The disparity becomes clearer when comparing Mumbai with other major Indian cities. Metropolitan areas including Bangalore, Hyderabad, and Pune have demonstrated improved housing affordability metrics over recent quarters. These cities have benefited from either stagnant property prices or income growth outpacing real estate appreciation. In contrast, Mumbai's property market has shown remarkable price stability at elevated levels, preventing meaningful affordability improvements despite the RBI's accommodative monetary policy stance.

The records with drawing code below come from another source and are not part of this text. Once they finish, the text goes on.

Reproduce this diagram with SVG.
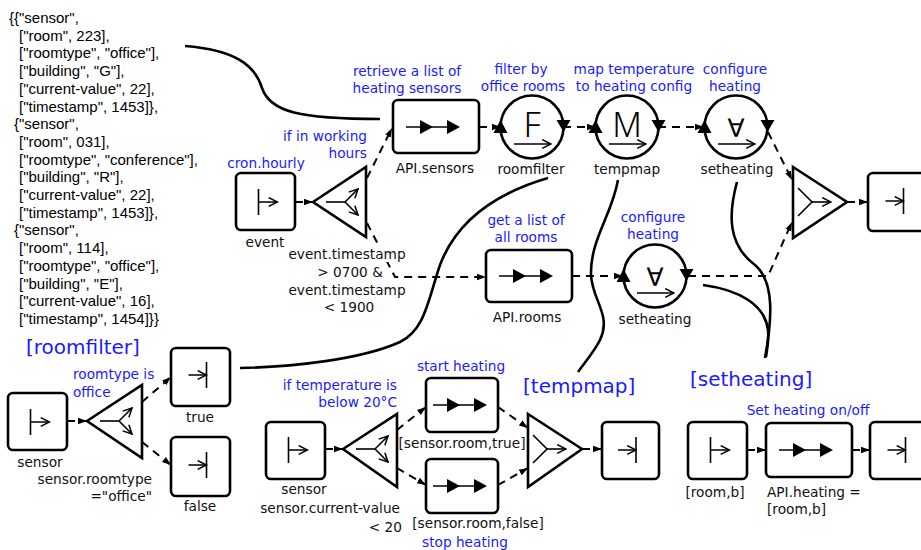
<svg xmlns="http://www.w3.org/2000/svg" width="921" height="550" viewBox="0 0 921 550">
<style>
.box{fill:#fff;stroke:#000;stroke-width:2.6}
.shp{fill:#fff;stroke:#000;stroke-width:2.6;stroke-linejoin:miter}
.ic{fill:none;stroke:#000;stroke-width:1.6}
.dash{fill:none;stroke:#000;stroke-width:2;stroke-dasharray:8 6;marker-end:url(#ah)}
.curve{fill:none;stroke:#000;stroke-width:2.6}
.lbl{font-family:"DejaVu Sans","Liberation Sans",sans-serif;font-size:13.7px;fill:#111}
.blue{fill:#1a1aff}
.ttl{font-family:"DejaVu Sans","Liberation Sans",sans-serif;font-size:20px;fill:#1a1aff}
.mid{text-anchor:middle}
.end{text-anchor:end}
.big{font-family:"Noto Sans","DejaVu Sans",sans-serif;font-weight:300;font-size:34px;fill:#000;text-anchor:middle}
.fa{font-family:"DejaVu Sans",sans-serif;font-weight:normal;font-size:25px;fill:#000;text-anchor:middle}
.data{font-family:"Liberation Sans",Arial,sans-serif;font-size:15px;fill:#000}
</style>
<defs>
<marker id="ah" viewBox="0 0 10 10" refX="10" refY="5" markerWidth="9" markerHeight="9" markerUnits="userSpaceOnUse" orient="auto"><path d="M0,1.5 L10,5 L0,8.5 z" fill="#000"/></marker>
<marker id="oa" viewBox="0 0 10 10" refX="9" refY="5" markerWidth="11" markerHeight="11" markerUnits="userSpaceOnUse" orient="auto"><path d="M1,1 L9,5 L1,9" fill="none" stroke="#000" stroke-width="1.4"/></marker>
<g id="i-start"><path class="ic" d="M-7,-13 V13 M-7,0 H12" marker-end="url(#oa)"/></g>
<g id="i-end"><path class="ic" d="M6,-13 V13 M-12,0 H6" marker-end="url(#oa)"/></g>
<g id="i-proc"><path class="ic" d="M-30,0 H22"/><polygon points="-16,-7 -3,0 -16,7" fill="#000"/><polygon points="11,-7 24,0 11,7" fill="#000"/></g>
<g id="i-split"><path class="ic" d="M13,0 H32"/><path class="ic" d="M32,0 L45,-13" marker-end="url(#oa)"/><path class="ic" d="M32,0 L45,13" marker-end="url(#oa)"/></g>
<g id="i-merge"><path class="ic" d="M5,-14 L19,0 L5,14"/><path class="ic" d="M19,0 H38" marker-end="url(#oa)"/></g>
<g id="loop"><circle r="31.5" fill="#fff" stroke="#000" stroke-width="2.6"/><polygon points="-38.5,6 -24.5,6 -31.5,-7" fill="#000"/><polygon points="24.5,-7 38.5,-7 31.5,5" fill="#000"/><path class="ic" d="M-18,17 H19" marker-end="url(#oa)"/></g>
</defs>
<rect width="921" height="550" fill="#fff"/>

<g id="data">
<text class="data" x="9" y="23">{{"sensor",</text>
<text class="data" x="19" y="40.7">["room", 223],</text>
<text class="data" x="19" y="58.4">["roomtype", "office"],</text>
<text class="data" x="19" y="76.1">["building", "G"],</text>
<text class="data" x="19" y="93.8">["current-value", 22],</text>
<text class="data" x="19" y="111.5">["timestamp", 1453]},</text>
<text class="data" x="14" y="129.2">{"sensor",</text>
<text class="data" x="19" y="146.9">["room", 031],</text>
<text class="data" x="19" y="164.6">["roomtype", "conference"],</text>
<text class="data" x="19" y="182.3">["building", "R"],</text>
<text class="data" x="19" y="200">["current-value", 22],</text>
<text class="data" x="19" y="217.7">["timestamp", 1453]},</text>
<text class="data" x="14" y="235.4">{"sensor",</text>
<text class="data" x="19" y="253.1">["room", 114],</text>
<text class="data" x="19" y="270.8">["roomtype", "office"],</text>
<text class="data" x="19" y="288.5">["building", "E"],</text>
<text class="data" x="19" y="306.2">["current-value", 16],</text>
<text class="data" x="19" y="323.9">["timestamp", 1454]}}</text>
</g>

<g id="connectors">
<g id="flows">
<path class="dash" d="M295,202 L313,202"/>
<path class="dash" d="M367,178 L392,128"/>
<path class="dash" d="M367,223 L395,277 L486,277"/>
<path class="dash" d="M479,127 L501,127"/>
<path class="dash" d="M563,127 L596,127"/>
<path class="dash" d="M658,127 L704,127"/>
<path class="dash" d="M768,132 L792,180"/>
<path class="dash" d="M572,276 L623,276"/>
<path class="dash" d="M688,276 L768,276 L792,222"/>
<path class="dash" d="M847,202 L868,202"/>
<path class="dash" d="M67,421 L87,421"/>
<path class="dash" d="M142,402 L171,377"/>
<path class="dash" d="M142,442 L171,465"/>
<path class="dash" d="M325,449 L343,449"/>
<path class="dash" d="M397,430 L426,407"/>
<path class="dash" d="M397,468 L426,485"/>
<path class="dash" d="M498,407 L528,428"/>
<path class="dash" d="M498,485 L528,468"/>
<path class="dash" d="M582,449 L602,449"/>
<path class="dash" d="M747,450 L766,450"/>
<path class="dash" d="M852,450 L870,450"/>
</g>
<g id="links">
<path class="curve" d="M185,46 C235,50 255,65 262,88 C270,112 300,119 380,119"/>
<path class="curve" d="M548,178 C490,195 455,225 440,265 C428,300 425,330 400,342 C360,360 290,367 240,368"/>
<path class="curve" d="M618,180 C612,215 590,240 591,275 C592,300 612,315 600,340 C594,352 585,362 578,372"/>
<path class="curve" d="M737,182 C728,215 728,245 755,265 C775,282 772,320 765,358"/>
<path class="curve" d="M703,285 C740,290 765,305 768,330 C769,340 767,350 766,357"/>
</g>
</g>

<g id="event">
<rect class="box" x="236" y="173" width="59" height="57" rx="5"/>
<use href="#i-start" x="265.5" y="202"/>
<text class="lbl blue mid" x="266" y="168">cron.hourly</text>
<text class="lbl mid" x="265" y="247">event</text>
</g>
<g id="working-hours">
<polygon class="shp" points="313,202 366,167 366,237"/>
<use href="#i-split" x="313" y="202"/>
<text class="lbl blue end" x="367" y="141">if in working</text>
<text class="lbl blue end" x="367" y="158">hours</text>
<rect x="288" y="246" width="117" height="16" fill="#fff"/>
<text class="lbl mid" x="347" y="259">event.timestamp</text>
<text class="lbl mid" x="350" y="277">&gt; 0700 &amp;</text>
<text class="lbl mid" x="347" y="295">event.timestamp</text>
<text class="lbl mid" x="349" y="312">&lt; 1900</text>
</g>
<g id="api-sensors">
<rect class="box" x="393" y="100" width="86" height="53" rx="5"/>
<use href="#i-proc" x="436" y="127"/>
<text class="lbl blue mid" x="407" y="76">retrieve a list of</text>
<text class="lbl blue mid" x="407" y="93">heating sensors</text>
<text class="lbl mid" x="435" y="173">API.sensors</text>
</g>
<g id="roomfilter">
<use href="#loop" x="532" y="127"/>
<text class="big" x="532" y="137">F</text>
<text class="lbl blue mid" x="521" y="74">filter by</text>
<text class="lbl blue mid" x="523" y="91">office rooms</text>
<text class="lbl mid" x="531" y="174">roomfilter</text>
</g>
<g id="tempmap">
<use href="#loop" x="627" y="127"/>
<text class="big" x="627" y="137">M</text>
<text class="lbl blue mid" x="634" y="74">map temperature</text>
<text class="lbl blue mid" x="634" y="91">to heating config</text>
<text class="lbl mid" x="627" y="174">tempmap</text>
</g>
<g id="setheating">
<use href="#loop" x="736" y="127"/>
<text class="fa" x="736" y="137">∀</text>
<text class="lbl blue mid" x="735" y="74">configure</text>
<text class="lbl blue mid" x="735" y="91">heating</text>
<text class="lbl mid" x="737" y="174">setheating</text>
</g>
<g id="merge-top">
<polygon class="shp" points="793,167 847,202 793,238"/>
<use href="#i-merge" x="793" y="202"/>
</g>
<g id="end-top">
<rect class="box" x="868" y="173" width="60" height="58" rx="5"/>
<use href="#i-end" x="897.5" y="201"/>
</g>
<g id="api-rooms">
<rect class="box" x="486" y="250" width="86" height="52" rx="5"/>
<use href="#i-proc" x="529" y="276"/>
<text class="lbl blue mid" x="526" y="225">get a list of</text>
<text class="lbl blue mid" x="526" y="242">all rooms</text>
<text class="lbl mid" x="527" y="322">API.rooms</text>
</g>
<g id="setheating-2">
<use href="#loop" x="655" y="276"/>
<text class="fa" x="655" y="286">∀</text>
<text class="lbl blue mid" x="653" y="222">configure</text>
<text class="lbl blue mid" x="653" y="239">heating</text>
<text class="lbl mid" x="655" y="324">setheating</text>
</g>

<g id="sub-roomfilter">
<text class="ttl" x="26" y="354">[roomfilter]</text>
<g id="rf-sensor">
<rect class="box" x="8" y="393" width="59" height="57" rx="5"/>
<use href="#i-start" x="37.5" y="422"/>
<text class="lbl mid" x="40" y="467">sensor</text>
</g>
<g id="rf-split">
<polygon class="shp" points="87,421 142,385 142,458"/>
<use href="#i-split" x="87" y="421"/>
<text class="lbl blue" x="73" y="379">roomtype is</text>
<text class="lbl blue" x="73" y="397">office</text>
<text class="lbl end" x="152" y="484">sensor.roomtype</text>
<text class="lbl end" x="152" y="501">="office"</text>
</g>
<g id="rf-true">
<rect class="box" x="171" y="348" width="59" height="58" rx="5"/>
<use href="#i-end" x="200.5" y="375"/>
<text class="lbl mid" x="200" y="422">true</text>
</g>
<g id="rf-false">
<rect class="box" x="171" y="437" width="59" height="59" rx="5"/>
<use href="#i-end" x="200.5" y="465"/>
<text class="lbl mid" x="200" y="511">false</text>
</g>
</g>

<g id="sub-tempmap">
<text class="ttl" x="523" y="393">[tempmap]</text>
<g id="tm-sensor">
<rect class="box" x="266" y="422" width="59" height="57" rx="5"/>
<use href="#i-start" x="295.5" y="450"/>
<text class="lbl mid" x="304" y="494">sensor</text>
</g>
<g id="tm-split">
<polygon class="shp" points="343,449 397,414 397,487"/>
<use href="#i-split" x="343" y="449"/>
<text class="lbl blue end" x="397" y="390">if temperature is</text>
<text class="lbl blue end" x="397" y="407">below 20°C</text>
<text class="lbl end" x="400" y="513">sensor.current-value</text>
<text class="lbl end" x="402" y="532">&lt; 20</text>
</g>
<g id="tm-start">
<rect class="box" x="426" y="378" width="72" height="54" rx="5"/>
<use href="#i-proc" x="463" y="405"/>
<text class="lbl blue mid" x="461" y="371">start heating</text>
<text class="lbl mid" x="462" y="448">[sensor.room,true]</text>
</g>
<g id="tm-stop">
<rect class="box" x="426" y="459" width="72" height="54" rx="5"/>
<use href="#i-proc" x="463" y="486"/>
<text class="lbl mid" x="478" y="528">[sensor.room,false]</text>
<text class="lbl blue mid" x="465" y="547">stop heating</text>
</g>
<g id="tm-merge">
<polygon class="shp" points="528,414 582,449 528,487"/>
<use href="#i-merge" x="528" y="449"/>
</g>
<g id="tm-end">
<rect class="box" x="602" y="422" width="57" height="57" rx="5"/>
<use href="#i-end" x="630" y="450"/>
</g>
</g>

<g id="sub-setheating">
<text class="ttl" x="690" y="386">[setheating]</text>
<g id="sh-start">
<rect class="box" x="688" y="422" width="59" height="57" rx="5"/>
<use href="#i-start" x="717.5" y="450"/>
<text class="lbl mid" x="715" y="497">[room,b]</text>
</g>
<g id="sh-api">
<rect class="box" x="766" y="423" width="86" height="54" rx="5"/>
<use href="#i-proc" x="809" y="450"/>
<text class="lbl blue mid" x="808" y="415">Set heating on/off</text>
<text class="lbl" x="767" y="497">API.heating =</text>
<text class="lbl" x="767" y="514">[room,b]</text>
</g>
<g id="sh-end">
<rect class="box" x="870" y="422" width="60" height="57" rx="5"/>
<use href="#i-end" x="899.5" y="450"/>
</g>
</g>
</svg>
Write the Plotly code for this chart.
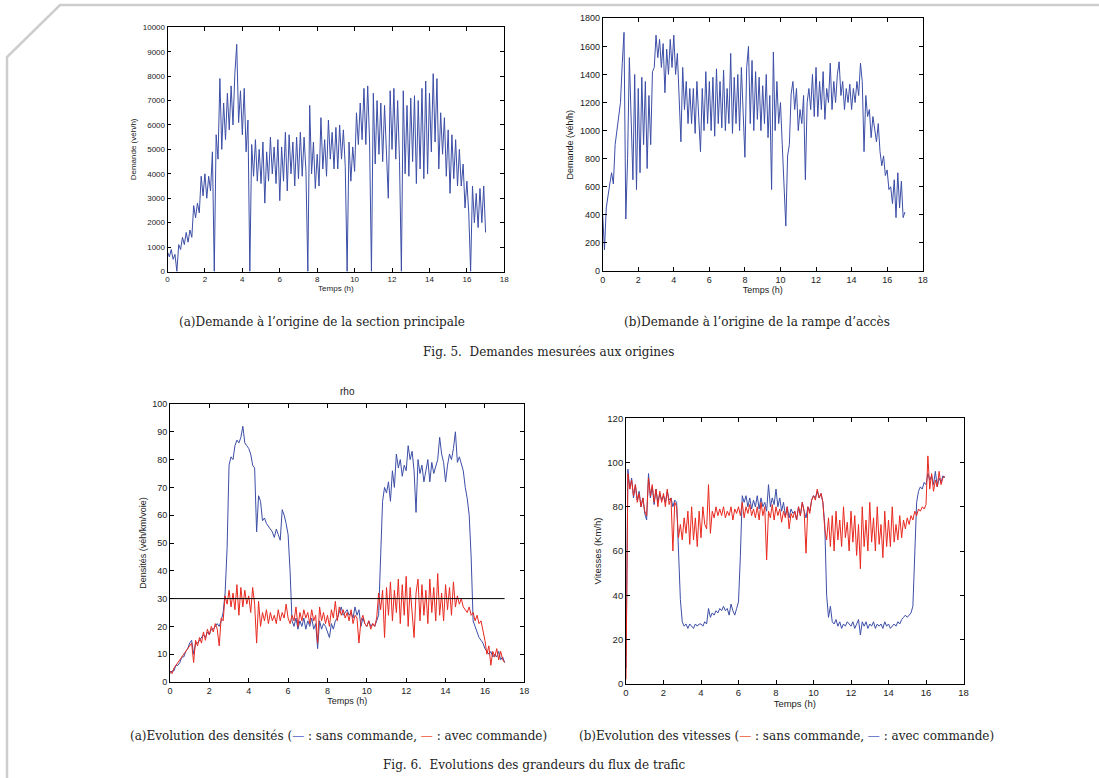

For Mumbai residents, the implications are severe. Middle-income families find homeownership increasingly out of reach, forcing them to either delay purchase decisions, relocate to distant suburbs with longer commutes, or explore alternative housing schemes offered by the government. Young professionals and first-time homebuyers face particular hardship, as lending institutions maintain stricter eligibility criteria despite lower rates.
The situation reflects broader challenges in Mumbai's real estate ecosystem. Land scarcity, high construction costs, regulatory compliance expenses, and developer margins have created a structural affordability crisis that monetary policy alone cannot resolve. Industry experts suggest structural interventions—such as increased housing supply, reduced property registration costs, and streamlined development approval processes—will be necessary to meaningfully improve housing accessibility for ordinary Mumbaikars.